The CLARITY Act aims to create a market‑structure framework for all digital assets, clarifying whether tokens like Bitcoin and Ethereum are commodities or securities. It builds on the GENIUS Act, which already subjects payment‑type stablecoins to bank‑like prudential rules, including 1:1 reserves, mandatory AML/CFT programs, and OCC supervision. Without clear federal guidance, institutions such as pension funds and insurers have stayed on the sidelines, limiting crypto’s integration into mainstream finance.
Market data shows why the outcome matters. Bitcoin (BTC) trades near $27,000 with a market cap of about $530 billion, up roughly 3 % over the past week. Ethereum (ETH) sits around $1,800, market cap near $220 billion, up 2 %. Stablecoin USDC holds a $30 billion market cap, while USDT leads at $80 billion. These figures reflect the scale of capital that could shift if regulatory certainty arrives.
Fact 1: If the Senate Banking Committee does not markup the CLARITY Act by April 30, its chances of passing in 2026 drop to extremely low levels. Fact 2: JPMorgan notes negotiations are in the final stretch, with only two or three points of contention remaining. Fact 3: A White House CEA report estimates that a total ban on stablecoin yields would increase bank lending by only $2.1 billion (0.02 % of total lending) while imposing a net welfare loss of $800 million on consumers.
The mechanics are straightforward.

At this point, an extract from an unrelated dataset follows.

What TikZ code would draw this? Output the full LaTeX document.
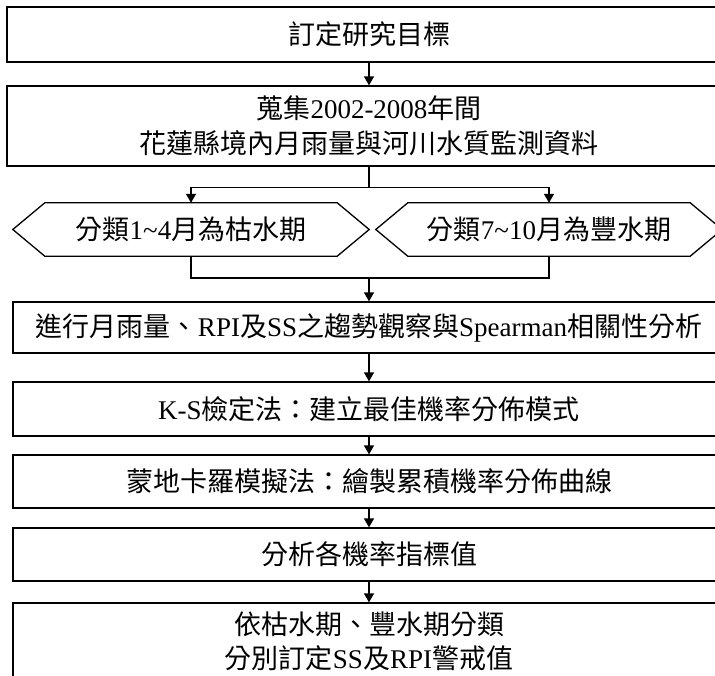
\documentclass[tikz,border=0pt]{standalone}
\usepackage{fontspec}
\setmainfont{Noto Sans CJK TC}
\newfontfamily\latfont{Liberation Serif}
\newcommand\en[1]{{\latfont #1}}
\usetikzlibrary{arrows.meta,calc}
\begin{document}
\begin{tikzpicture}[x=1pt,y=-1pt,
  txt/.style={inner sep=0pt, align=center, font=\fontsize{27pt}{35pt}\selectfont},
  box/.style={txt, draw, line width=1.3pt},
  hexnode/.style={txt, draw=none, minimum height=53pt},
  hexline/.style={line width=1.3pt, line join=miter},
  conn/.style={line width=1.3pt},
  arr/.style={conn, -{Triangle[width=10pt,length=9pt]}}]
\useasboundingbox (0,0) rectangle (715,675);
\clip (0,0) rectangle (715,675);

\node[box, minimum width=724pt, minimum height=55pt] (b1) at (369,34.5) {訂定研究目標};
\node[box, minimum width=724pt, minimum height=80pt] (b2) at (369,126) {蒐集\en{2002-2008}年間\\花蓮縣境內月雨量與河川水質監測資料};

\node[hexnode, minimum width=356pt] (h1) at (191,229.5) {分類\en{1\textasciitilde 4}月為枯水期};
\node[hexnode, minimum width=346pt] (h2) at (549,229.5) {分類\en{7\textasciitilde 10}月為豐水期};
\foreach \h in {h1,h2}{
  \draw[hexline] (\h.west) -- ($(\h.north west)+(32,0)$) -- ($(\h.north east)+(-32,0)$) -- (\h.east)
    -- ($(\h.south east)+(-32,0)$) -- ($(\h.south west)+(32,0)$) -- cycle;
}

\node[box, minimum width=712pt, minimum height=51pt] (b3) at (369,327.5) {進行月雨量、\en{RPI}及\en{SS}之趨勢觀察與\en{Spearman}相關性分析};
\node[box, minimum width=712pt, minimum height=54pt] (b4) at (369,409) {\en{K-S}檢定法：建立最佳機率分佈模式};
\node[box, minimum width=712pt, minimum height=53pt] (b5) at (369,481.5) {蒙地卡羅模擬法：繪製累積機率分佈曲線};
\node[box, minimum width=712pt, minimum height=53pt] (b6) at (369,554.5) {分析各機率指標值};
\node[box, minimum width=712pt, minimum height=76pt, font=\fontsize{27pt}{34pt}\selectfont] (b7) at (369,641) {依枯水期、豐水期分類\\分別訂定\en{SS}及\en{RPI}警戒值};

\draw[arr] (b1.south) -- (b2.north);
\coordinate (sp) at ($(b2.south)+(0,21)$);
\draw[conn] (b2.south) -- (sp);
\draw[arr] (sp) -| (h1.north);
\draw[arr] (sp) -| (h2.north);
\coordinate (mg) at (369,278);
\draw[conn] (h1.south) |- (mg);
\draw[conn] (h2.south) |- (mg);
\draw[arr] (mg) -- (b3.north);
\draw[arr] (b3.south) -- (b4.north);
\draw[arr] (b4.south) -- (b5.north);
\draw[arr] (b5.south) -- (b6.north);
\draw[arr] (b6.south) -- (b7.north);
\end{tikzpicture}
\end{document}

Stablecoin yields function like interest on a deposit, attracting users who seek returns higher than near‑zero bank savings rates. A ban would remove that incentive, but the CEA analysis suggests the gain to banks would be marginal, while consumers lose a modest but real benefit. Meanwhile, the CLARITY Act’s passage would give firms a clear path to register digital asset exchanges and custodial services, potentially unlocking the trillions of dollars in institutional capital that Galaxy Research estimates could flow into crypto once compliance routes are defined.
What it means: Investors should watch whether the Senate Banking Committee schedules a markup vote before the April deadline. A successful markup would keep the CLARITY Act alive for a possible floor vote later this year, while a failure would likely push any major U.S. crypto‑framework discussion into the next decade, leaving stablecoin yields and institutional entry in regulatory limbo.